With reference to O,Leary is he the same as Caravan parts or is he cheaper?


----------



## an99uk (May 12, 2005)

http://www.olearymotorhomes.co.uk/

Try this link


----------



## EMMO (Mar 27, 2009)

Repairer has had a follow up e-mail from Homecar who say they can supply the parts so fingers crossed!
I will give an update when received.


----------



## mike800966 (May 1, 2005)

*Homecar/ Lunar Backup*

We had excellent service from Homecar but perhaps the situation has changed since we called in for that leak problem due to Water Ponding above the drivers seat. They arent that far from Calais so its feasibkle to call over and talk to them. Lunar certainly arent interested.

Best wishes

Mike


----------



## EMMO (Mar 27, 2009)

Thanks Mike I am still in limbo really. Repairer has parts on order I am told and is currently awaiting delivery details so fingers still crossed. I have been away and my repairer is a small concern so perhaps has not been as active on "office" matters.However hopefully matters are in hand. I do not like to intervene unless absolutely neccessary ,or unless asked to , but the little dealings I have had with Homecar show them to be very helpful


----------



## sqeek (Nov 25, 2007)

Steve
just in case you haven't seen this thread

Paul

http://www.motorhomefacts.com/ftoptitle-124451-lunar-champ-spare-parts.html


----------



## EMMO (Mar 27, 2009)

HomeCar have today adviced me they have ALL the parts requested by my garage and apologised for the delay (apparently they have "inherited" large stock and it takes time to sort)
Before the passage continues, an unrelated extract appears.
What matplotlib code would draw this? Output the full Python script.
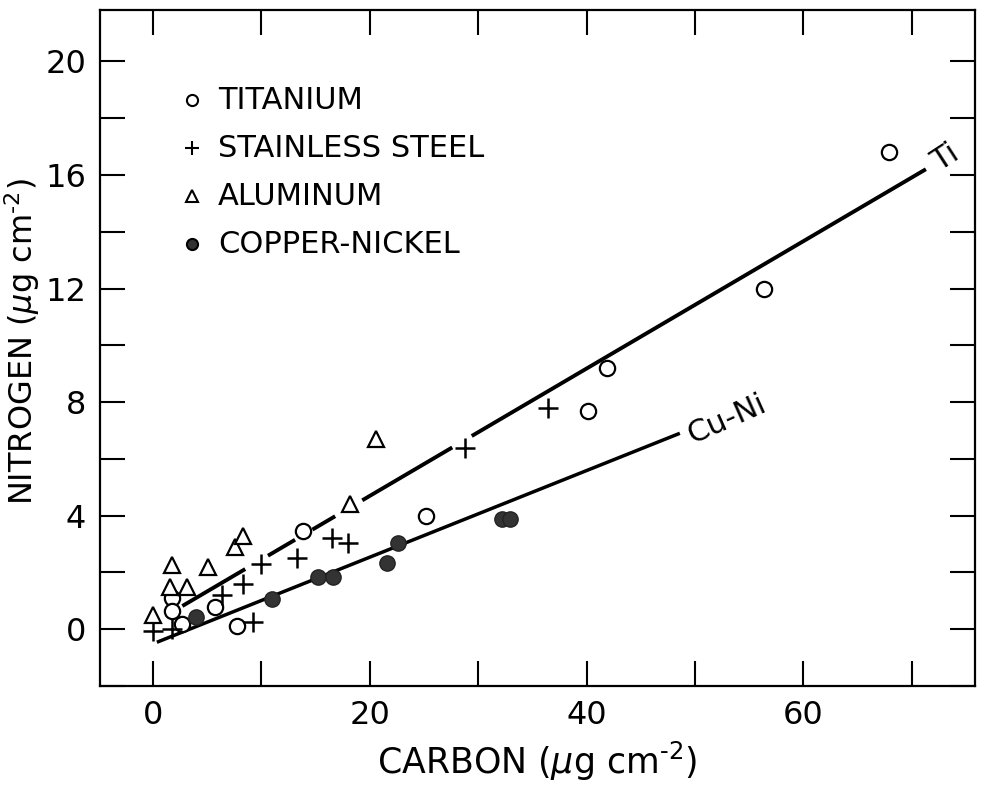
import matplotlib
matplotlib.use("Agg")
import matplotlib.pyplot as plt
from matplotlib.ticker import MultipleLocator

plt.rcParams['font.family'] = ['DejaVu Sans']
plt.rcParams['mathtext.fontset'] = 'dejavusans'

# data (carbon, nitrogen in ug cm-2)
ti_c = [1.7, 1.7, 2.7, 5.7, 7.7, 13.8, 25.2, 40.1, 41.9, 56.4, 67.9]
ti_n = [1.1, 0.65, 0.2, 0.8, 0.1, 3.45, 4.0, 7.7, 9.2, 12.0, 16.8]

ss_c = [0.0, 1.7, 9.2, 6.4, 8.3, 10.0, 13.3, 16.5, 18.0, 28.8, 36.4]
ss_n = [-0.05, 0.0, 0.25, 1.2, 1.6, 2.3, 2.5, 3.2, 3.05, 6.4, 7.8]

al_c = [0.0, 1.7, 1.6, 3.1, 5.1, 7.6, 8.3, 18.2, 20.6]
al_n = [0.5, 2.25, 1.5, 1.5, 2.2, 2.9, 3.3, 4.4, 6.7]

cu_c = [4.0, 11.0, 15.2, 16.6, 21.6, 22.6, 32.2, 32.9]
cu_n = [0.45, 1.05, 1.85, 1.85, 2.35, 3.05, 3.9, 3.9]

# fitted lines: N = a + b*C
ti_fit = (0.215, 0.2242)
ti_segments = [(2.7, 8.5), (10.6, 13.1), (14.7, 16.8), (19.3, 27.6), (29.4, 71.3)]
cu_fit = (-0.51, 0.1525)
cu_range = (0.35, 48.6)

fig = plt.figure(figsize=(9.85, 7.85), dpi=100)
ax = fig.add_axes([0.1015, 0.126, 0.888, 0.861])

# lines first
for x0, x1 in ti_segments:
    ax.plot([x0, x1], [ti_fit[0] + ti_fit[1] * x0, ti_fit[0] + ti_fit[1] * x1],
            color='black', lw=2.8, solid_capstyle='butt', zorder=2)
ax.plot(list(cu_range), [cu_fit[0] + cu_fit[1] * x for x in cu_range],
        color='black', lw=2.5, solid_capstyle='butt', zorder=2)

# points
ax.plot(ti_c, ti_n, 'o', ms=11, mfc='white', mec='black', mew=1.6, ls='none', zorder=3)
ax.plot(ss_c, ss_n, '+', ms=14, mec='black', mew=1.8, ls='none', zorder=3)
ax.plot(al_c, al_n, '^', ms=12, mfc='white', mec='black', mew=1.6, ls='none', zorder=3)
ax.plot(cu_c, cu_n, 'o', ms=11, mfc='#333333', mec='#222222', mew=1.0, ls='none', zorder=3)

# line labels
ax.text(73.1, 16.6, 'Ti', fontsize=22, rotation=33, ha='center', va='center')
ax.text(52.9, 7.4, 'Cu-Ni', fontsize=22, rotation=24, ha='center', va='center')

# legend drawn by hand
legend_items = [('o', 'white', 'TITANIUM'), ('+', 'black', 'STAINLESS STEEL'),
                ('^', 'white', 'ALUMINUM'), ('o', '#333333', 'COPPER-NICKEL')]
for i, (m, fc, lab) in enumerate(legend_items):
    yy = 0.867 - i * 0.071
    ax.plot([0.105], [yy], m, ms=8 if m != '+' else 10, mfc=fc, mec='black',
            mew=1.5, transform=ax.transAxes)
    ax.text(0.135, yy, lab, fontsize=22, va='center', ha='left', transform=ax.transAxes)

ax.set_xlim(-4.9, 75.8)
ax.set_ylim(-2, 21.8)
ax.xaxis.set_major_locator(MultipleLocator(20))
ax.xaxis.set_minor_locator(MultipleLocator(10))
ax.yaxis.set_major_locator(MultipleLocator(4))
ax.yaxis.set_minor_locator(MultipleLocator(2))
ax.tick_params(which='both', direction='in', length=18, width=1.5,
               top=True, right=True, labelsize=23, pad=10)

for s in ax.spines.values():
    s.set_linewidth(1.6)

ax.set_xlabel(r'CARBON ($\mu$g cm$^{\text{-2}}$)', fontsize=25, labelpad=6)
ax.set_ylabel(r'NITROGEN ($\mu$g cm$^{\text{-2}}$)', fontsize=23)
ax.yaxis.set_label_coords(-0.066, 0.51)

fig.savefig('out.png', dpi=100)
Anyhow, hopefully they should soon be with my garage.

I have to say (apart from the delay) my dealings with Homecar have always been dealt with with the utmost courtesy from both Sandra and Eric at Homecar.

I hope this bodes well for obtaining Lunar/Homecar parts in the future.


----------



## mike800966 (May 1, 2005)

Glad to hear that the good service seems to be continuing . shame that lunar have just dumped an excellent supplier, in my opinion. well done homecar! mike


----------



## mike800966 (May 1, 2005)

Glad to hear that the good service seems to be continuing . shame that lunar have just dumped an excellent supplier, in my opinion. well done homecar! mike


----------



## EMMO (Mar 27, 2009)

Am still awaiting repair!!
Wrong Habitation door as it opens the "wrong" way! Continental instead of UK ?
My repairer has now given up on Homecar in Belgium and is trying to source another similar? door elsewhere!
Insurer seems to be unconcerned.
Thankfully the Motorhome is fully usable otherwise it would be a nightmare!!


----------